* WHAT THIS TASK INVOLVES
Reproduce the material below line by line, beginning with its first line and ending with the line that contains "const yMinorValues = d3.range(0, 351, 10).filter(v"; leave out pictures.

* DATA PROVIDED
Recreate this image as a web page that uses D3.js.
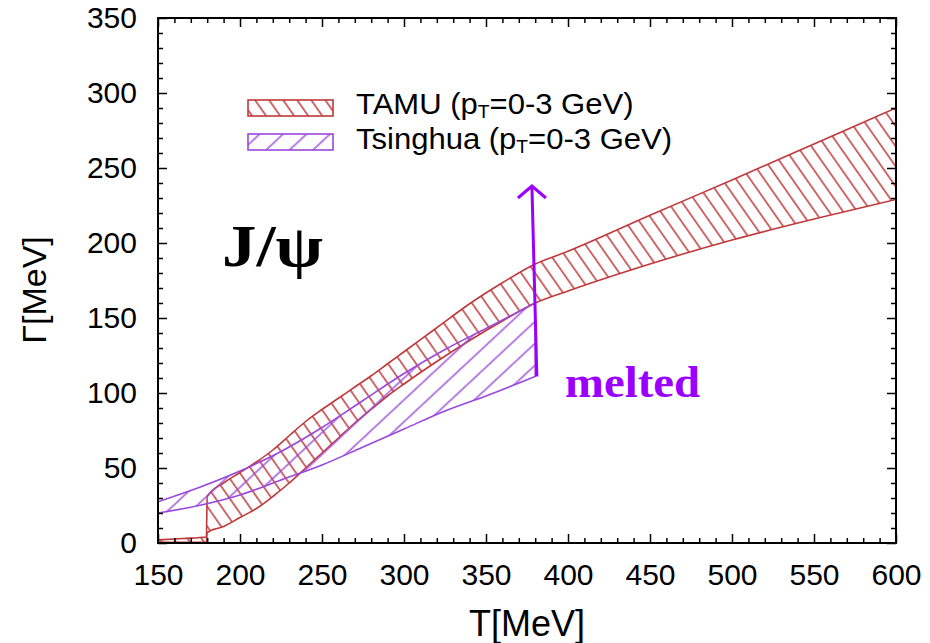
<!DOCTYPE html>
<html>
<head>
<meta charset="utf-8">
<script src="https://cdn.jsdelivr.net/npm/d3@7"></script>
<style>
  html, body { margin: 0; padding: 0; background: #fff; }
  svg { display: block; }
  .tick text { font-family: "Liberation Sans", Arial, sans-serif; fill: #000; }
</style>
</head>
<body>
<svg id="chart" width="930" height="643"></svg>
<script>
// J/psi thermal width Gamma(T): TAMU and Tsinghua model bands (pT = 0-3 GeV)
const tamuT     = [150, 165, 179.5, 180, 190, 200, 210, 220, 230, 240, 250, 260, 270, 280, 290, 300, 320, 340, 360, 380, 400, 450, 500, 550, 600];
const tamuUpper = [2, 3, 4, 31, 40, 47, 54, 62, 71.5, 81, 89, 96.5, 104, 111.5, 119.5, 127.5, 143.5, 159.5, 173.5, 186, 194.5, 218.5, 242, 266, 290];
const tamuLower = [0.5, 0.5, 0.5, 7, 11, 17, 23, 31, 40, 50, 60, 70, 80, 89, 98, 106, 121, 135, 148, 160, 168, 186, 202, 216, 229];

const tsinghuaT     = [150, 175, 200, 225, 250, 275, 300, 325, 350, 380];
const tsinghuaUpper = [27.5, 37, 48, 61, 77, 95, 113, 129, 143, 160];
const tsinghuaLower = [20, 25, 32, 42, 52, 64, 76, 88, 98, 111];

const xTickValues = [150, 200, 250, 300, 350, 400, 450, 500, 550, 600];
const yTickValues = [0, 50, 100, 150, 200, 250, 300, 350];
const xMinorValues = d3.range(150, 601, 10).filter(v => v % 50 !== 0);
const yMinorValues = d3.range(0, 351, 10).filter(v => v % 50 !== 0);

const seriesNames = ["TAMU", "Tsinghua"];
const legendSuffix = "=0-3 GeV)";

// "melted" arrow: from the end of the Tsinghua band upward
const arrowFrom = [381, 111];
const arrowTo   = [378, 238];

const colors = { TAMU: "#c0393a", Tsinghua: "#9a48dc", arrow: "#9b00ff" };

const svg = d3.select("#chart");
const plotLeft = 158, plotRight = 896, plotTop = 18, plotBottom = 543;
const x = d3.scaleLinear().domain([150, 600]).range([plotLeft, plotRight]);
const y = d3.scaleLinear().domain([0, 350]).range([plotBottom, plotTop]);

// hatch patterns
const defs = svg.append("defs");
function hatch(id, color, spacing, angle, sw) {
  const p = defs.append("pattern")
    .attr("id", id)
    .attr("patternUnits", "userSpaceOnUse")
    .attr("width", spacing).attr("height", spacing)
    .attr("patternTransform", `rotate(${angle})`);
  p.append("line")
    .attr("x1", spacing / 2).attr("y1", -1)
    .attr("x2", spacing / 2).attr("y2", spacing + 1)
    .attr("stroke", color).attr("stroke-width", sw);
}
hatch("hatchTAMU", colors.TAMU, 11.5, -35, 1.5);
hatch("hatchTsinghua", colors.Tsinghua, 16, 47, 1.4);

defs.append("clipPath").attr("id", "plotClip")
  .append("rect").attr("x", plotLeft).attr("y", plotTop)
  .attr("width", plotRight - plotLeft).attr("height", plotBottom - plotTop);

const plot = svg.append("g").attr("clip-path", "url(#plotClip)");

function band(ts, lo, hi) {
  return ts.map((t, i) => ({ t, lo: lo[i], hi: hi[i] }));
}
const area = d3.area()
  .x(d => x(d.t))
  .y0(d => y(d.lo))
  .y1(d => y(d.hi))
  .curve(d3.curveMonotoneX);

// hatched band with its outline (closed, so end edges are drawn too)
function drawBand(data, name) {
  plot.append("path")
    .datum(data)
    .attr("d", area)
    .attr("fill", `url(#hatch${name})`)
    .attr("stroke", colors[name])
    .attr("stroke-width", 1.6)
    .attr("stroke-linejoin", "round");
}
drawBand(band(tamuT, tamuLower, tamuUpper), "TAMU");
drawBand(band(tsinghuaT, tsinghuaLower, tsinghuaUpper), "Tsinghua");

// axes with inward ticks on all four sides
const fontSize = 30;
function styleAxis(g) {
  g.select(".domain").remove();
  g.selectAll(".tick line").attr("stroke", "#000").attr("stroke-width", 1.5);
  g.selectAll(".tick text").attr("font-size", fontSize);
}
svg.append("g").attr("transform", `translate(0,${plotBottom})`)
  .call(d3.axisBottom(x).tickValues(xTickValues).tickFormat(d3.format("d"))
    .tickSizeInner(-9).tickSizeOuter(0).tickPadding(21))
  .call(styleAxis);
svg.append("g").attr("transform", `translate(0,${plotBottom})`)
  .call(d3.axisBottom(x).tickValues(xMinorValues).tickFormat("").tickSizeInner(-5).tickSizeOuter(0))
  .call(styleAxis);
svg.append("g").attr("transform", `translate(0,${plotTop})`)
  .call(d3.axisTop(x).tickValues(xTickValues).tickFormat("").tickSizeInner(-9).tickSizeOuter(0))
  .call(styleAxis);
svg.append("g").attr("transform", `translate(0,${plotTop})`)
  .call(d3.axisTop(x).tickValues(xMinorValues).tickFormat("").tickSizeInner(-5).tickSizeOuter(0))
  .call(styleAxis);
svg.append("g").attr("transform", `translate(${plotLeft},0)`)
  .call(d3.axisLeft(y).tickValues(yTickValues).tickFormat(d3.format("d"))
    .tickSizeInner(-9).tickSizeOuter(0).tickPadding(21))
  .call(styleAxis);
svg.append("g").attr("transform", `translate(${plotLeft},0)`)
  .call(d3.axisLeft(y).tickValues(yMinorValues).tickFormat("").tickSizeInner(-5).tickSizeOuter(0))
  .call(styleAxis);
svg.append("g").attr("transform", `translate(${plotRight},0)`)
  .call(d3.axisRight(y).tickValues(yTickValues).tickFormat("").tickSizeInner(-9).tickSizeOuter(0))
  .call(styleAxis);
svg.append("g").attr("transform", `translate(${plotRight},0)`)
  .call(d3.axisRight(y).tickValues(yMinorValues).tickFormat("").tickSizeInner(-5).tickSizeOuter(0))
  .call(styleAxis);

svg.append("rect")
  .attr("x", plotLeft).attr("y", plotTop)
  .attr("width", plotRight - plotLeft).attr("height", plotBottom - plotTop)
  .attr("fill", "none").attr("stroke", "#000").attr("stroke-width", 2);

// axis titles
svg.append("text")
  .attr("x", (plotLeft + plotRight) / 2).attr("y", 636)
  .attr("text-anchor", "middle")
  .attr("font-family", "Liberation Sans, Arial, sans-serif")
  .attr("font-size", 36)
  .text("T[MeV]");
svg.append("text")
  .attr("transform", "translate(46,290) rotate(-90)")
  .attr("text-anchor", "middle")
  .attr("font-family", "Liberation Sans, Arial, sans-serif")
  .attr("font-size", 34)
  .text("Γ[MeV]");

// legend
const legend = svg.append("g").attr("transform", "translate(248,100)");
seriesNames.forEach((name, i) => {
  const g = legend.append("g").attr("transform", `translate(0,${i * 34})`);
  g.append("rect")
    .attr("x", 0).attr("y", 0).attr("width", 85).attr("height", 16)
    .attr("fill", `url(#hatch${name})`)
    .attr("stroke", colors[name]).attr("stroke-width", 1.6);
  const t = g.append("text")
    .attr("transform", `translate(108,${14 + i})` + " scale(1.07,1)")
    .attr("font-family", "Liberation Sans, Arial, sans-serif")
    .attr("font-size", 29);
  t.append("tspan").text(`${name} (p`);
  t.append("tspan").attr("font-size", 18).attr("dy", 4).text("T");
  t.append("tspan").attr("dy", -4).text(legendSuffix);
});

// particle label
svg.append("text")
  .attr("x", 222).attr("y", 266)
  .attr("font-family", "Liberation Serif, Times New Roman, serif")
  .attr("font-weight", "bold")
  .attr("font-size", 60)
  .attr("textLength", 101)
  .attr("lengthAdjust", "spacingAndGlyphs")
  .text("J/ψ");

// melted arrow and label
svg.append("line")
  .attr("x1", x(arrowFrom[0])).attr("y1", y(arrowFrom[1]))
  .attr("x2", x(arrowTo[0])).attr("y2", y(arrowTo[1]))
  .attr("stroke", colors.arrow).attr("stroke-width", 3);
const ax = x(arrowTo[0]), ay = y(arrowTo[1]);
svg.append("path")
  .attr("d", `M${ax - 14},${ay + 12} L${ax},${ay} L${ax + 14},${ay + 12}`)
  .attr("fill", "none")
  .attr("stroke", colors.arrow).attr("stroke-width", 3);
svg.append("text")
  .attr("x", 565).attr("y", 397)
  .attr("font-family", "Liberation Serif, Times New Roman, serif")
  .attr("font-weight", "bold")
  .attr("font-size", 44)
  .attr("textLength", 135)
  .attr("lengthAdjust", "spacingAndGlyphs")
  .attr("fill", colors.arrow)
  .text("melted");
</script>
</body>
</html>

* WRITTEN RESPONSE
Recreate this image as a web page that uses D3.js.
<!DOCTYPE html>
<html>
<head>
<meta charset="utf-8">
<script src="https://cdn.jsdelivr.net/npm/d3@7"></script>
<style>
  html, body { margin: 0; padding: 0; background: #fff; }
  svg { display: block; }
  .tick text { font-family: "Liberation Sans", Arial, sans-serif; fill: #000; }
</style>
</head>
<body>
<svg id="chart" width="930" height="643"></svg>
<script>
// J/psi thermal width Gamma(T): TAMU and Tsinghua model bands (pT = 0-3 GeV)
const tamuT     = [150, 165, 179.5, 180, 190, 200, 210, 220, 230, 240, 250, 260, 270, 280, 290, 300, 320, 340, 360, 380, 400, 450, 500, 550, 600];
const tamuUpper = [2, 3, 4, 31, 40, 47, 54, 62, 71.5, 81, 89, 96.5, 104, 111.5, 119.5, 127.5, 143.5, 159.5, 173.5, 186, 194.5, 218.5, 242, 266, 290];
const tamuLower = [0.5, 0.5, 0.5, 7, 11, 17, 23, 31, 40, 50, 60, 70, 80, 89, 98, 106, 121, 135, 148, 160, 168, 186, 202, 216, 229];

const tsinghuaT     = [150, 175, 200, 225, 250, 275, 300, 325, 350, 380];
const tsinghuaUpper = [27.5, 37, 48, 61, 77, 95, 113, 129, 143, 160];
const tsinghuaLower = [20, 25, 32, 42, 52, 64, 76, 88, 98, 111];

const xTickValues = [150, 200, 250, 300, 350, 400, 450, 500, 550, 600];
const yTickValues = [0, 50, 100, 150, 200, 250, 300, 350];
const xMinorValues = d3.range(150, 601, 10).filter(v => v % 50 !== 0);
const yMinorValues = d3.range(0, 351, 10).filter(v => v % 50 !== 0);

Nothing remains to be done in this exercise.